▶ **YOUR INSTRUCTIONS**:
Using the listing below, output only the lines from the one that contains "Reproduce this chart" through the one that contains "Sans Bengali', 'Noto", inclusive, exactly as given and without images.

▶ **RECORD SET**:

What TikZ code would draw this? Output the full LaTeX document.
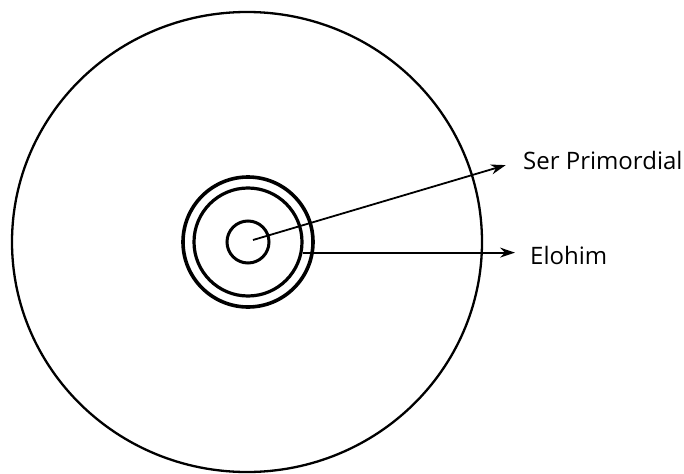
\documentclass[tikz,border=0pt]{standalone}
\usepackage{fontspec}
\setmainfont{Open Sans}
\usetikzlibrary{arrows.meta}
\tikzset{
  anillo/.style={draw, circle, inner sep=0pt},
  flecha/.style={-{Stealth[length=15pt,width=10pt]}, line width=1.8pt},
  etiqueta/.style={anchor=west, inner sep=0pt, font=\fontsize{24}{28}\selectfont},
}

\begin{document}
\begin{tikzpicture}[x=1pt, y=-1pt]
  \useasboundingbox (0,0) rectangle (684,473);
  % circulo exterior
  \draw[line width=2.3pt] (247,242) ellipse [x radius=235, y radius=230];
  % anillos y nucleo
  \coordinate (centro) at (248,242);
  \node[anillo, line width=3.6pt, minimum size=130pt] (anilloext) at (centro) {};
  \node[anillo, line width=3.2pt, minimum size=108pt] (anilloint) at (centro) {};
  \node[anillo, line width=3pt, minimum size=42pt] (nucleo) at (centro) {};
  \coordinate (origen) at (253,240);
  % etiquetas
  \node[etiqueta] (ser) at (523,160) {Ser Primordial};
  \node[etiqueta] (elohim) at (530,255) {Elohim};
  % flechas
  \draw[flecha, shorten >=18pt] (origen) -- (ser.west);
  \draw[flecha, shorten >=15pt] (anilloint.-11) -- (anilloint.-11 -| elohim.west);
\end{tikzpicture}
\end{document}
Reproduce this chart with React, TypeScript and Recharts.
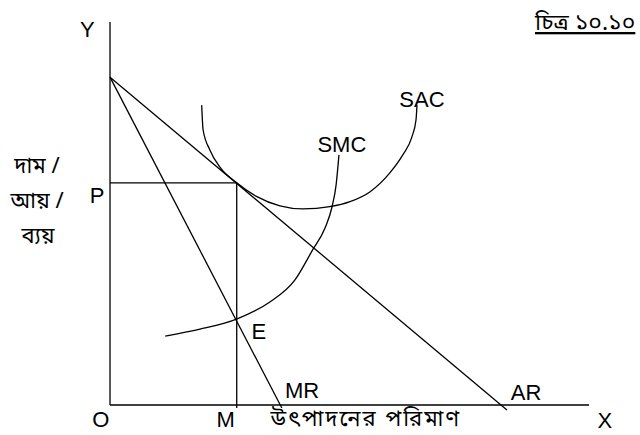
import React from 'react';
import { LineChart, Line, XAxis, YAxis, ReferenceDot } from 'recharts';

// quantity on x, price / revenue / cost on y (drawing units)
const yAxisLine = [
  { x: 0, y: 0 },
  { x: 0, y: 100 },
];
const xAxisLine = [
  { x: 0, y: 0 },
  { x: 99.8, y: 0 },
];
const arLine = [
  { x: 0, y: 85.6 },
  { x: 82.7, y: -1.3 },
];
const mrLine = [
  { x: 0, y: 85.6 },
  { x: 35.8, y: -0.8 },
];
const priceLine = [
  { x: 0, y: 58.0 },
  { x: 26.4, y: 58.0 },
];
const quantityLine = [
  { x: 26.4, y: 58.0 },
  { x: 26.4, y: -0.8 },
];
const sacCurve = [
  { x: 19.1, y: 78.3 },
  { x: 19.4, y: 71.8 },
  { x: 20.8, y: 66.6 },
  { x: 22.9, y: 62.1 },
  { x: 26.4, y: 58.0 },
  { x: 30.6, y: 54.4 },
  { x: 35.4, y: 52.0 },
  { x: 40.2, y: 51.2 },
  { x: 45.8, y: 51.8 },
  { x: 50.0, y: 53.1 },
  { x: 54.2, y: 55.7 },
  { x: 58.3, y: 60.6 },
  { x: 61.0, y: 65.3 },
  { x: 62.9, y: 70.0 },
  { x: 63.75, y: 74.4 },
  { x: 63.96, y: 78.3 },
];
const smcCurve = [
  { x: 11.5, y: 18.0 },
  { x: 18.75, y: 19.8 },
  { x: 26.5, y: 22.5 },
  { x: 33.3, y: 26.9 },
  { x: 38.5, y: 32.6 },
  { x: 42.3, y: 40.7 },
  { x: 44.8, y: 46.2 },
  { x: 46.25, y: 51.7 },
  { x: 47.1, y: 57.4 },
  { x: 47.7, y: 65.3 },
];

const LATIN = "'Liberation Sans', Arial, sans-serif";
const BENGALI = "'Noto Sans Bengali', 'Noto Serif Bengali', 'Lohit Bengali', sans-serif";

const labels = [
  { text: 'Y', x: -4.7, y: 96.1, size: 22, font: LATIN },
  { text: 'SAC', x: 65, y: 77.8, size: 22, font: LATIN },
  { text: 'SMC', x: 48.3, y: 66.1, size: 22, font: LATIN },
  { text: 'P', x: -2.7, y: 52.7, size: 22, font: LATIN },
  { text: 'E', x: 31.0, y: 17.2, size: 22, font: LATIN },
  { text: 'MR', x: 40, y: 1.8, size: 22, font: LATIN },
  { text: 'AR', x: 86.7, y: 1.3, size: 22, font: LATIN },
  { text: 'O', x: -1.9, y: -5.7, size: 22, font: LATIN },
  { text: 'M', x: 24.1, y: -5.7, size: 22, font: LATIN },
  { text: 'X', x: 103.1, y: -6.0, size: 22, font: LATIN },
  { text: 'চিত্র ১০.১০', x: 99, y: 97.9, size: 23, font: BENGALI, underline: true },
  { text: 'দাম /', x: -15.2, y: 60.6, size: 22, font: BENGALI },
  { text: 'আয় /', x: -15.2, y: 51.4, size: 22, font: BENGALI },
  { text: 'ব্যয়', x: -15, y: 42.3, size: 22, font: BENGALI },
  { text: 'উৎপাদনের পরিমাণ', x: 53.3, y: -5.4, size: 22, font: BENGALI, spacing: 2 },
];

const X_DOMAIN = [-22.92, 110.42];
const Y_DOMAIN = [-7.83, 105.74];

const straight = [yAxisLine, xAxisLine, arLine, mrLine, priceLine, quantityLine];
const curves = [sacCurve, smcCurve];

export default function App() {
  return (
    <div style={{ position: 'absolute', left: 0, top: 0, width: 640, height: 435, background: '#fff' }}>
      <LineChart width={640} height={435} margin={{ top: 0, right: 0, bottom: 0, left: 0 }}>
        <XAxis type="number" dataKey="x" domain={X_DOMAIN} allowDataOverflow hide />
        <YAxis type="number" dataKey="y" domain={Y_DOMAIN} allowDataOverflow hide />
        {straight.map((d, i) => (
          <Line
            key={`seg-${i}`}
            data={d}
            dataKey="y"
            type="linear"
            stroke="#000"
            strokeWidth={1.3}
            dot={false}
            activeDot={false}
            isAnimationActive={false}
          />
        ))}
        {curves.map((d, i) => (
          <Line
            key={`curve-${i}`}
            data={d}
            dataKey="y"
            type="monotone"
            stroke="#000"
            strokeWidth={1.3}
            dot={false}
            activeDot={false}
            isAnimationActive={false}
          />
        ))}
        {labels.map((l, i) => (
          <ReferenceDot
            key={`lab-${i}`}
            x={l.x}
            y={l.y}
            r={0}
            ifOverflow="visible"
            shape={(p: any) => (
              <text
                x={p.cx}
                y={p.cy}
                textAnchor="middle"
                fontSize={l.size}
                fontFamily={l.font}
                letterSpacing={l.spacing}
                fill="#000"
                style={l.underline ? { textDecoration: 'underline' } : undefined}
              >
                {l.text}
              </text>
            )}
          />
        ))}
      </LineChart>
    </div>
  );
}
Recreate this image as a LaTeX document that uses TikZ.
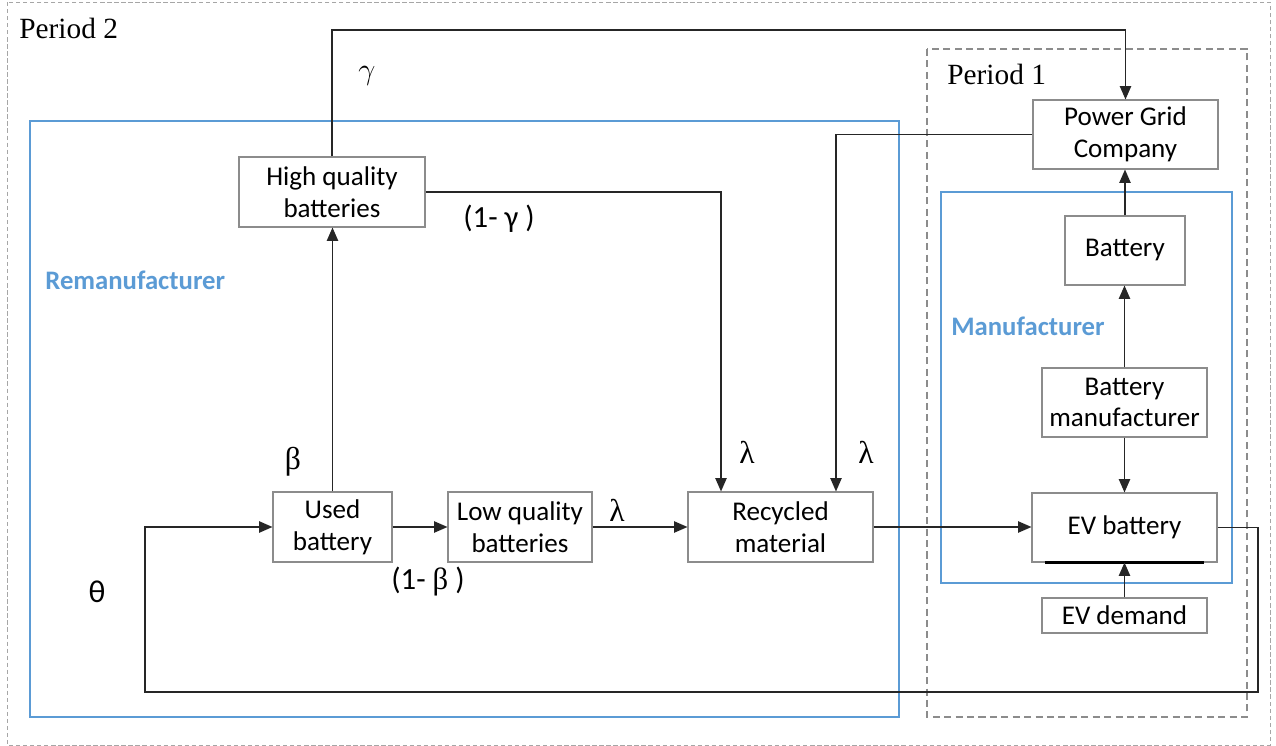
\documentclass[tikz,border=0pt]{standalone}
\usepackage{fontspec}
\setmainfont{Carlito}
\newfontfamily\timesfont{Liberation Serif}
\usetikzlibrary{positioning,arrows.meta}
\definecolor{roleblue}{HTML}{5B9BD5}
\definecolor{boxgray}{HTML}{8C8C8C}
\tikzset{
    block/.style={draw=boxgray, line width=0.6pt, fill=white, align=center, inner sep=0pt, font=\fontsize{15.4}{18.1}\selectfont},
    flow/.style={draw=black!85, line width=0.85pt, -{Triangle[length=7.6pt, width=6.4pt]}},
    coef/.style={font=\timesfont\fontsize{18}{20}\selectfont, inner sep=0pt},
    factor/.style={font=\fontsize{17.5}{20}\selectfont, inner sep=0pt},
    role/.style={font=\bfseries\fontsize{15.2}{18}\selectfont, text=roleblue, inner sep=0pt},
    period/.style={font=\timesfont\fontsize{16.7}{20}\selectfont, inner sep=0pt}
}

\begin{document}
\begin{tikzpicture}[x=0.02cm, y=-0.02cm]
    \useasboundingbox (0,0) rectangle (1276,746);

    % Rahmen
    \draw[gray!70, line width=0.5pt, dash pattern=on 2.5pt off 1.5pt] (7,2) rectangle (1270,745);
    \draw[gray!90, line width=0.6pt, dash pattern=on 4pt off 2.5pt] (927,49) rectangle (1247,717);
    \draw[roleblue, line width=0.8pt] (30,121) rectangle (899,717);
    \draw[roleblue, line width=0.8pt] (941,192) rectangle (1232,583);

    \node[period, anchor=west] (p2) at (19,28) {Period 2};
    \node[period, anchor=west] (p1) at (947,74) {Period 1};
    \node[role, anchor=west] (reman) at (45,280) {Remanufacturer};
    \node[role, anchor=west] (manu) at (951,326) {Manufacturer};

    % Knoten
    \node[block, minimum width=3.72cm, minimum height=1.4cm] (hq) at (332,192) {High quality\\batteries};
    \node[block, minimum width=2.38cm, minimum height=1.4cm] (used) at (332.5,527) {Used\\battery};
    \node[block, minimum width=2.88cm, minimum height=1.4cm] (lq) at (520,527) {Low quality\\batteries};
    \node[block, minimum width=3.7cm, minimum height=1.4cm] (rec) at (780.5,527) {Recycled\\material};
    \node[block, minimum width=3.7cm, minimum height=1.38cm] (pgc) at (1125.5,134.5) {Power Grid\\Company};
    \node[block, minimum width=2.4cm, minimum height=1.38cm] (bat) at (1125,250.5) {Battery};
    \node[block, minimum width=3.3cm, minimum height=1.38cm] (bm) at (1124.5,402.5) {Battery\\manufacturer};
    \node[block, minimum width=3.7cm, minimum height=1.38cm] (evb) at (1124.5,527.5) {EV battery};
    \node[block, minimum width=3.3cm, minimum height=0.7cm] (evd) at (1124.5,615.5) {EV demand};
    \draw[line width=1.3pt] ([xshift=0.28cm]evb.south west) -- ([xshift=-0.28cm]evb.south east);

    % Flüsse
    \coordinate (topline) at (0,30);
    \coordinate (loopR) at (1258,692);
    \coordinate (loopL) at (145,692);
    \draw[flow] (hq.north) -- (hq.north |- topline) -| (pgc.north);
    \draw[flow] (hq.east) -| ([xshift=-1.19cm]rec.north);
    \draw[flow] (pgc.west) -| ([xshift=1.11cm]rec.north);
    \draw[flow] (used.north) -- (used.north |- hq.south);
    \draw[flow] (used.east) -- (lq.west);
    \draw[flow] (lq.east) -- (rec.west);
    \draw[flow] (rec.east) -- (rec.east -| evb.west);
    \draw[flow] (bm.north) -- (bm.north |- bat.south);
    \draw[flow] (bat.north) -- (bat.north |- pgc.south);
    \draw[flow] (bm.south) -- (bm.south |- evb.north);
    \draw[flow] (evd.north) -- (evd.north |- evb.south);
    \draw[flow, line width=1pt] (evb.east) -| (loopR) -- (loopL) |- (used.west);

    % Anteile
    \node[coef] (g1) at (367,76) {$\gamma$};
    \node[factor] (g2) at (499,219) {(1- γ )};
    \node[coef] (l1) at (747,452) {λ};
    \node[coef] (l2) at (866,452) {λ};
    \node[coef] (l3) at (617,510) {λ};
    \node[coef] (b1) at (293,462) {β};
    \node[factor] (b2) at (428,582) {(1- {\timesfont β} )};
    \node[factor, font=\fontsize{18}{20}\selectfont] (th) at (97,592) {θ};
\end{tikzpicture}
\end{document}
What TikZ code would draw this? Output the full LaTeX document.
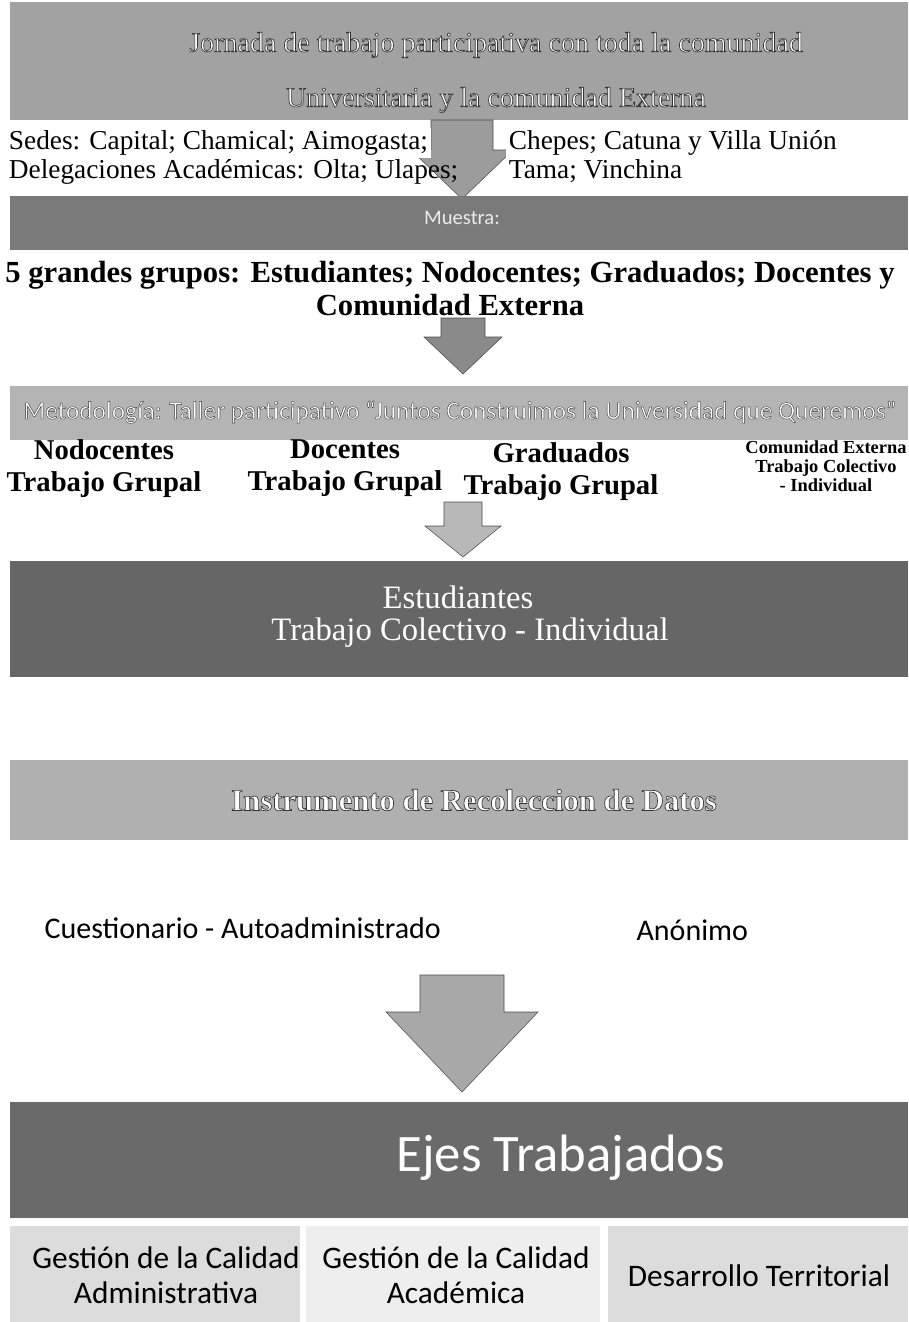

▶ **RESULT OF THE EXERCISE**:
Reproduce this chart with React, TypeScript and Recharts.
import React from 'react';
import { LineChart, Line, XAxis, YAxis, ReferenceDot } from 'recharts';

// quantity on x, price / revenue / cost on y (drawing units)
const yAxisLine = [
  { x: 0, y: 0 },
  { x: 0, y: 100 },
];
const xAxisLine = [
  { x: 0, y: 0 },
  { x: 99.8, y: 0 },
];
const arLine = [
  { x: 0, y: 85.6 },
  { x: 82.7, y: -1.3 },
];
const mrLine = [
  { x: 0, y: 85.6 },
  { x: 35.8, y: -0.8 },
];
const priceLine = [
  { x: 0, y: 58.0 },
  { x: 26.4, y: 58.0 },
];
const quantityLine = [
  { x: 26.4, y: 58.0 },
  { x: 26.4, y: -0.8 },
];
const sacCurve = [
  { x: 19.1, y: 78.3 },
  { x: 19.4, y: 71.8 },
  { x: 20.8, y: 66.6 },
  { x: 22.9, y: 62.1 },
  { x: 26.4, y: 58.0 },
  { x: 30.6, y: 54.4 },
  { x: 35.4, y: 52.0 },
  { x: 40.2, y: 51.2 },
  { x: 45.8, y: 51.8 },
  { x: 50.0, y: 53.1 },
  { x: 54.2, y: 55.7 },
  { x: 58.3, y: 60.6 },
  { x: 61.0, y: 65.3 },
  { x: 62.9, y: 70.0 },
  { x: 63.75, y: 74.4 },
  { x: 63.96, y: 78.3 },
];
const smcCurve = [
  { x: 11.5, y: 18.0 },
  { x: 18.75, y: 19.8 },
  { x: 26.5, y: 22.5 },
  { x: 33.3, y: 26.9 },
  { x: 38.5, y: 32.6 },
  { x: 42.3, y: 40.7 },
  { x: 44.8, y: 46.2 },
  { x: 46.25, y: 51.7 },
  { x: 47.1, y: 57.4 },
  { x: 47.7, y: 65.3 },
];

const LATIN = "'Liberation Sans', Arial, sans-serif";
const BENGALI = "'Noto Sans Bengali', 'Noto Serif Bengali', 'Lohit Bengali', sans-serif";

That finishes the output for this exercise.